11. The dual flush system for a toilet of claim 9, wherein said guide part is a tube.

12. The dual flush system for a toilet of claim 1, wherein said flush pipe extension has a first position in which said bottom opening sealingly engages said first flush outlet.

13. The dual flush system for a toilet of claim 1, wherein said flush pipe extension has a second position in which said bottom opening is spaced from said first flush outlet.

14. The dual flush system for a toilet of claim 1, further comprising a second flush actuator.
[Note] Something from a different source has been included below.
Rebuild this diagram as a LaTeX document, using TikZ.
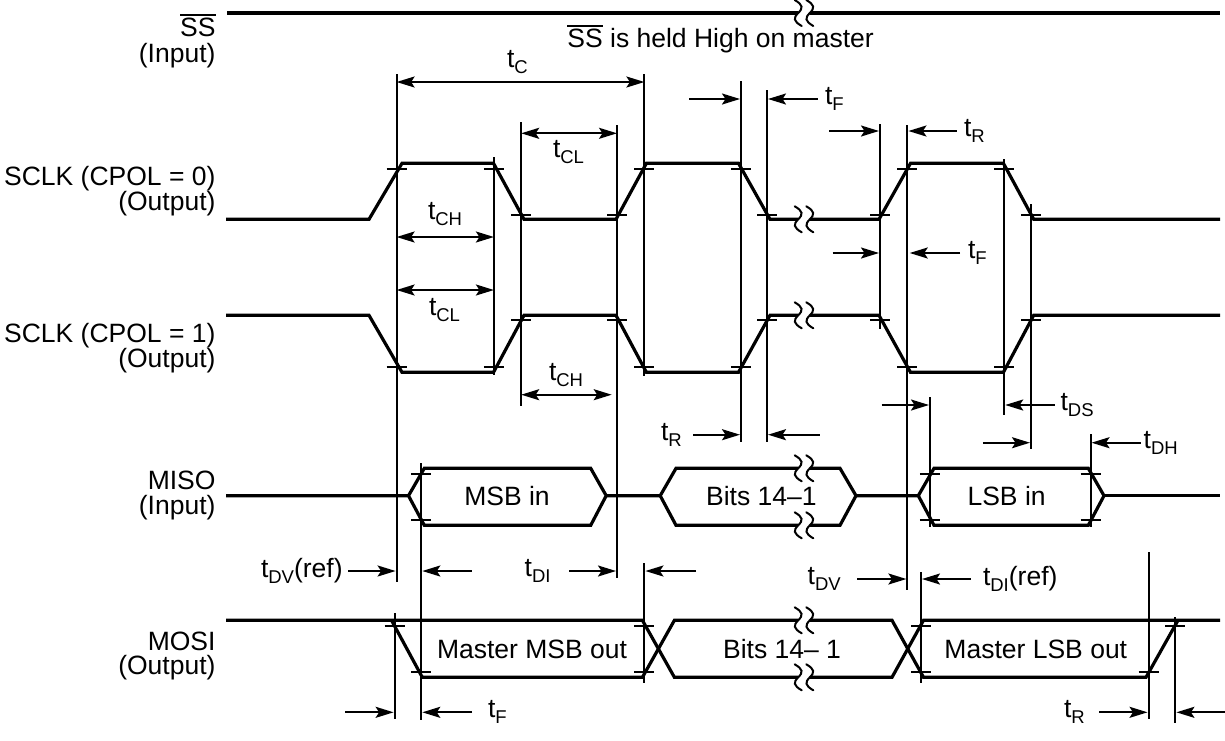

15. The dual flush system for a toilet of claim 14, wherein said second flush actuator is connected to said tank-ball and wherein the activation of said second flush actuator lift up said tank-ball to flush a volume of water corresponding to the height of said second flush outlet.

16. The dual flush system for a toilet of claim 12, wherein said first position is reached when said first flush actuator is moved from its rest position to a first predetermined position.

17. The dual flush system for a toilet of claim 13, wherein said second position is reached when said first flush actuator is moved from its rest position to a second predetermined position.

18. The dual flush system for a toilet of claim 1, wherein said flush pipe extension further comprises an alignment arm projecting downwardly from said bottom opening and extending in said flush pipe, wherein said extremity of said alignment arm is free.

19. The dual flush system for a toilet of claim 8, wherein said guiding part further comprises pins adapted to receive said tank-ball.

20. The dual flush system for a toilet of claim 18, wherein said alignment arm is v-shaped.

21. The dual flush system for a toilet of claim 1, wherein said first flush actuator is rotated in the same direction for flushing through said first flush outlet and through said second flush outlet.